Voyage

The following is the first in a series of three blog posts about the author’s trip to Touba for the Grand Magal.

18:00, 19 December

There is a threshold at which long hours of anticipation for an event to occur inevitably transform into long hours of dread. Waiting for a car to take myself and my family to the holy city of Touba, I am crossing that threshold at this very moment, around seven hours after aforementioned vehicle was originally to arrive at my home. Between the wee hours of last night and now, I have been utterly consumed by the pilgrimage to come. Five minutes of superficial Wikipedia research has informed me that Touba, though the second-largest city in Senegal, bears little resemblance to its sister locales. The idea of millions of people from all corners of Senegal journeying to Touba is simply beyond the purview of my mind’s eye. More interesting still is the supposed banning of music, dance, and games in the city. The nature of the Magal itself, the annual festival of the Mouride brotherhood of which my host family is a member, is still not entirely clear to me, yet its sheer magnitude is imposing all the same. This is mind-boggling stuff. Yet over the course of the day, my interest in dwelling upon such things has undergone a swift decay. I am more than ready to see Touba for myself.

20:00

I have asked each member of my family at least once to confirm whether the car is coming at all. I receive vaguely worded yeses, all of which I’ve learned to take as signs of uncertainty.
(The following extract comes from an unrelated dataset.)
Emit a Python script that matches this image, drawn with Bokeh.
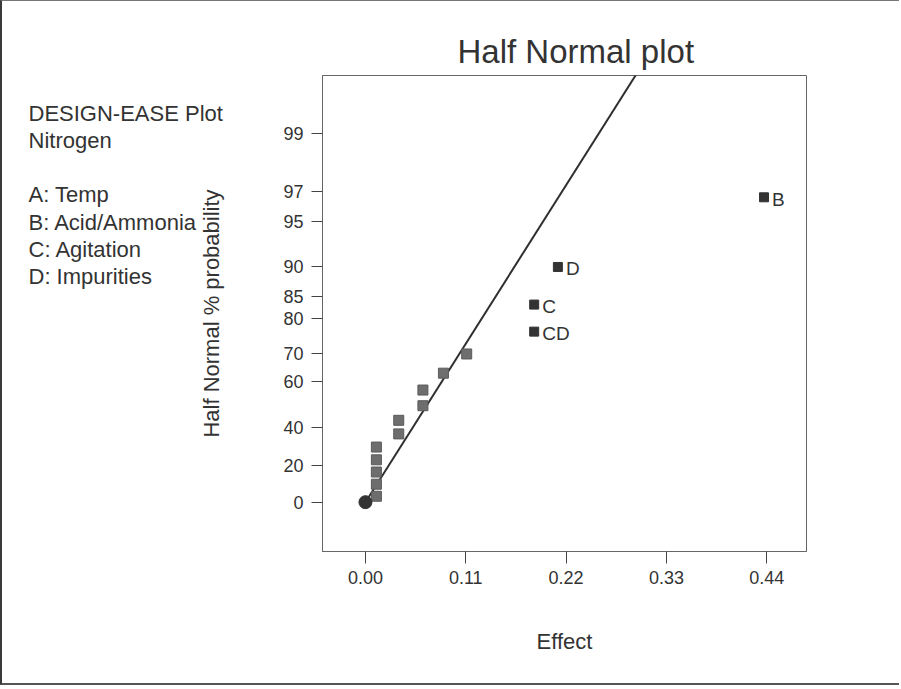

At length, I am greeted by the roar of an engine and faded headlights. It is time.

20:38

The car that has come to take me to Touba is rather nice by Senegalese standards. It can’t be more than 9 years old, and sports an intact fender and firmly attached hubcaps, with working brakelights to boot; my family clearly has friends in high places. In typical Senegalese fashion, the vehicle is to carry around twice as many people as are meant to fit in the car, which means that I am sharing three seats with 5 people. I note that this sort of thing has ceased to bother me, at least for the time being. Good. Quantifiable progress is always nice. A multitude of bags and such are strapped precariously to the top of the car, and we are on our way.

It does not take long before I decide that I am really in no shape to be doing any sort of travel at this hour of the day. It doesn’t take long before the length and difficulty of a pilgrimage to Touba become all too clear to me. What bothers me more so than the shortage of space is the fact that everyone besides me seems to be in the highest of spirits, and in my state, their banter more resembles unrestrained shrieking than the usual subdued bellows heard at social gatherings.

Yet all of this suddenly becomes unimportant once I shift my focus to what is unfolding outside the car ride about which I has been griping so incessantly.

I was not alive when the Yukon Gold Rush transformed my hometown of Seattle, Washington into a commercial hub for miners in transit, but if I were, I imagine that it would have looked a lot like the scene before me. Enormous trucks and buses carry all manner of cargo. Some are stacked sky-high with foam mattresses, some stuffed to the very brim with sacks and potatoes, some crammed to an unsettling extent with people. Vendors sit atop them and streetside, offering last-minute commodities for the thousands of pilgrims making their way to Touba with us. As all this passes us by, I am reduced to a drop of water in Hoover Dam, a single bull at Pamplona, one of what is thousands but seems like millions. I have but moments to reflect upon my insignificance before we shoot into the open road among a caravan of like-minded strangers.

21:30

When

22:30

Will

23:30

This

00:30, 19 December

End

1:30

Before turning my attention to Touba itself, several observations about the journey so far:

  • I have become fairly immune to loud conversations here, but I’ve yet to achieve the same with people conversing on the telephone as if their voices must physically carry the distance between them in order to achieve coherence.
  • Perhaps the greatest indication of the diversity of those travelling to Touba is the sheer range of decay on the vehicles we have seen on our journey—some are as stable as our car yet others seem ready to spontaneously combust at any moment.
  • We have been on the same road for around five hours. I have not seen a single vehicle heading in the opposite direction.

I have to be told that we are in Touba before I know that we are there. When we arrive, I can barely discern the outline of an impressive arch-shaped structure towering over the lines of vans and trucks slowly inching forward. Upon closer inspection it’s much smaller than I imagined and has the appearance of an obstacle on a miniature golf course. The city by night is deceptive, not only because of the darkness, but because just when I think I have an adequate image of Touba I realize that we have only just passed through the outskirts. I will likely not have a chance to see it for myself until sunrise.

2:45

My home for the next few days is to be a large house owned by someone vaguely related to my host family. Walking towards the mattress where I am to spend the night, I carefully avoid countless sleeping figures strewn about on the floor beneath me. This isn’t a family so much as it is a small army of relatives.

3:00

The city of Touba and all that lies within is spread before me. This is my fourth month in Senegal, but I suspect that I’ve yet to actually see Senegal at its most raw, its most basic—that comes tomorrow.